Reproduce the listing below in full and without alteration, apart from its pictures.
-- START Source data --
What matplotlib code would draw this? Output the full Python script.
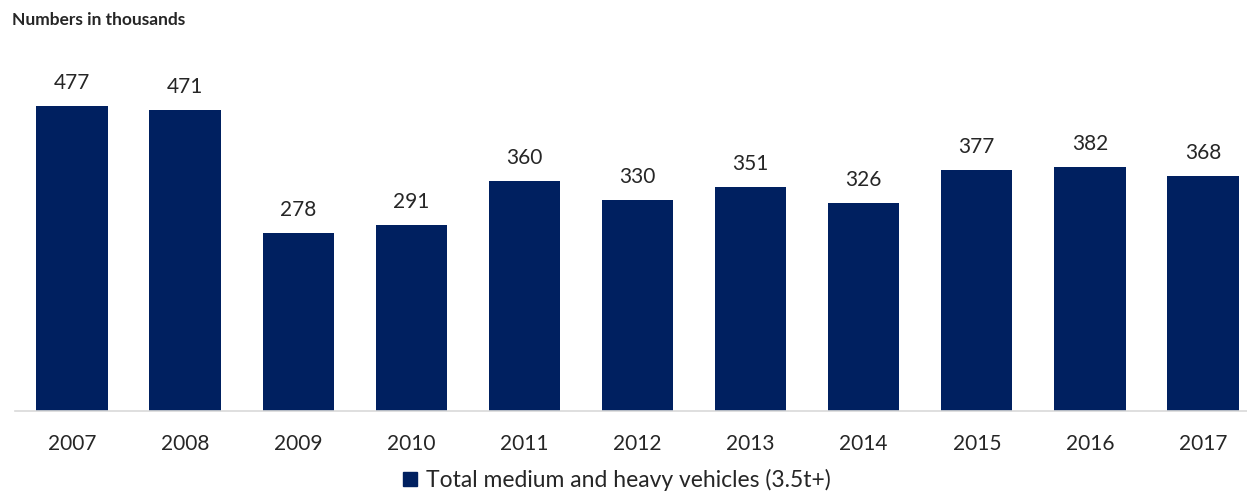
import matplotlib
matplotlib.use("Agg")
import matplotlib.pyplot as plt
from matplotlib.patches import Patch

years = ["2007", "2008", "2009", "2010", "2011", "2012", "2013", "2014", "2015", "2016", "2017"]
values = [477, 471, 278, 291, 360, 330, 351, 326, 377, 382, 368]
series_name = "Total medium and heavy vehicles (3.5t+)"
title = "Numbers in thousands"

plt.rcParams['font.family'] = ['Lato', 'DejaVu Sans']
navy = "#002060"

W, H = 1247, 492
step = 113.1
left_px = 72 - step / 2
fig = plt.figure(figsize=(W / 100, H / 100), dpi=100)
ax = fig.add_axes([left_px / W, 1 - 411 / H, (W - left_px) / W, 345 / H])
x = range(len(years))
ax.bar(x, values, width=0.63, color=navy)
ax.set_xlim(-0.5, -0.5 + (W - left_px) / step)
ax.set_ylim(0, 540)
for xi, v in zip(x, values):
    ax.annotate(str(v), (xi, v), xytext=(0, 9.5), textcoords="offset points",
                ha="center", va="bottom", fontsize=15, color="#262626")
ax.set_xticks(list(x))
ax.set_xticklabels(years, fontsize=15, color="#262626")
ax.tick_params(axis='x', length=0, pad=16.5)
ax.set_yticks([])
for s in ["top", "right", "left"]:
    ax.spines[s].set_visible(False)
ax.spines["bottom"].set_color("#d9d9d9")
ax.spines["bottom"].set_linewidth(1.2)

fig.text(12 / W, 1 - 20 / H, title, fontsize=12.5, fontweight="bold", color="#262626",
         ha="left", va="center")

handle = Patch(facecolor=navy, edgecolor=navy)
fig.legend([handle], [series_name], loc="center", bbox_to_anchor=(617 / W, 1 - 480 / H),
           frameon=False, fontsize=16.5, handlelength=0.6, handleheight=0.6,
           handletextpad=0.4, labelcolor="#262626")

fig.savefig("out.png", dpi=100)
-- END Source data --
*Solution for this exercise*
What matplotlib code would draw this? Output the full Python script.
import matplotlib
matplotlib.use("Agg")
import matplotlib.pyplot as plt
from matplotlib.patches import Patch

years = ["2007", "2008", "2009", "2010", "2011", "2012", "2013", "2014", "2015", "2016", "2017"]
values = [477, 471, 278, 291, 360, 330, 351, 326, 377, 382, 368]
series_name = "Total medium and heavy vehicles (3.5t+)"
title = "Numbers in thousands"

plt.rcParams['font.family'] = ['Lato', 'DejaVu Sans']
navy = "#002060"

W, H = 1247, 492
step = 113.1
left_px = 72 - step / 2
fig = plt.figure(figsize=(W / 100, H / 100), dpi=100)
ax = fig.add_axes([left_px / W, 1 - 411 / H, (W - left_px) / W, 345 / H])
x = range(len(years))
ax.bar(x, values, width=0.63, color=navy)
ax.set_xlim(-0.5, -0.5 + (W - left_px) / step)
ax.set_ylim(0, 540)
for xi, v in zip(x, values):
    ax.annotate(str(v), (xi, v), xytext=(0, 9.5), textcoords="offset points",
                ha="center", va="bottom", fontsize=15, color="#262626")
ax.set_xticks(list(x))
ax.set_xticklabels(years, fontsize=15, color="#262626")
ax.tick_params(axis='x', length=0, pad=16.5)
ax.set_yticks([])
for s in ["top", "right", "left"]:
    ax.spines[s].set_visible(False)
ax.spines["bottom"].set_color("#d9d9d9")
ax.spines["bottom"].set_linewidth(1.2)

fig.text(12 / W, 1 - 20 / H, title, fontsize=12.5, fontweight="bold", color="#262626",
         ha="left", va="center")

handle = Patch(facecolor=navy, edgecolor=navy)
fig.legend([handle], [series_name], loc="center", bbox_to_anchor=(617 / W, 1 - 480 / H),
           frameon=False, fontsize=16.5, handlelength=0.6, handleheight=0.6,
           handletextpad=0.4, labelcolor="#262626")

fig.savefig("out.png", dpi=100)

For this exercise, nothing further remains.